From the first line of the data below, repeat each line exactly until you reach the line with "const values = [37, 29.86, 27.4, 21.73, 16.44, 12.23];"; include that line too.

Supplied data
/---
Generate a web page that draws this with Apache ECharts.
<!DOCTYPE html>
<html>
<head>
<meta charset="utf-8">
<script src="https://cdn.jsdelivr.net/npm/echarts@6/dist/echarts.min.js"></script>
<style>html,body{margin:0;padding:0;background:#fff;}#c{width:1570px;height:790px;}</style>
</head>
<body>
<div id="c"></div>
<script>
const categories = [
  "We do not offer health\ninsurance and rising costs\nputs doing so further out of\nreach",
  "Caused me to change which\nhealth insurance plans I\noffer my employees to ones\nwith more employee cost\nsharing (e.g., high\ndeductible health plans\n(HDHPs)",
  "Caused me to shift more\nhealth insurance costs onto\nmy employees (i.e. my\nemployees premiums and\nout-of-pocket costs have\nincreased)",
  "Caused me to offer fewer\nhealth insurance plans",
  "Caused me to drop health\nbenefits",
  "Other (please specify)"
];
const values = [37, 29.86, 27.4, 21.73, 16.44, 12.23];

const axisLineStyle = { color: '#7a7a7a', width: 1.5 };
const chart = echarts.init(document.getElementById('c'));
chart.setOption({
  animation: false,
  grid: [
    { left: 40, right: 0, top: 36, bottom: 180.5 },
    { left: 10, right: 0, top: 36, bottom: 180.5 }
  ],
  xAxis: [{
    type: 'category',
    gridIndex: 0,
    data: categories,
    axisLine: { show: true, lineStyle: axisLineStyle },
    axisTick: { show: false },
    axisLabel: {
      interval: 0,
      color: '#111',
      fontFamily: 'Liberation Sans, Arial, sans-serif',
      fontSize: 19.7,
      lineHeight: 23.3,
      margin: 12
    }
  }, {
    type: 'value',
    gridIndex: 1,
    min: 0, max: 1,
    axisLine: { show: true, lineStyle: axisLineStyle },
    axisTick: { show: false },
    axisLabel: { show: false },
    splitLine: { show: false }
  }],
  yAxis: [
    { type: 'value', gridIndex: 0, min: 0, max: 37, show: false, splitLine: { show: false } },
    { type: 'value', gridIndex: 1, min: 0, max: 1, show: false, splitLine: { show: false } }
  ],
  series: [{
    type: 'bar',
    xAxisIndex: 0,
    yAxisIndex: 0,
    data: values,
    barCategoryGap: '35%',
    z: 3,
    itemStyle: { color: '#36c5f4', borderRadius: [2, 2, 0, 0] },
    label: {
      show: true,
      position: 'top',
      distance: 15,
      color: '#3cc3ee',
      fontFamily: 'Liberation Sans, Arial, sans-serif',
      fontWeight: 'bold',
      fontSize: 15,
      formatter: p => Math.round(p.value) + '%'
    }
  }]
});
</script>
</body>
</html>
\---
Response
Generate a web page that draws this with Apache ECharts.
<!DOCTYPE html>
<html>
<head>
<meta charset="utf-8">
<script src="https://cdn.jsdelivr.net/npm/echarts@6/dist/echarts.min.js"></script>
<style>html,body{margin:0;padding:0;background:#fff;}#c{width:1570px;height:790px;}</style>
</head>
<body>
<div id="c"></div>
<script>
const categories = [
  "We do not offer health\ninsurance and rising costs\nputs doing so further out of\nreach",
  "Caused me to change which\nhealth insurance plans I\noffer my employees to ones\nwith more employee cost\nsharing (e.g., high\ndeductible health plans\n(HDHPs)",
  "Caused me to shift more\nhealth insurance costs onto\nmy employees (i.e. my\nemployees premiums and\nout-of-pocket costs have\nincreased)",
  "Caused me to offer fewer\nhealth insurance plans",
  "Caused me to drop health\nbenefits",
  "Other (please specify)"
];
const values = [37, 29.86, 27.4, 21.73, 16.44, 12.23];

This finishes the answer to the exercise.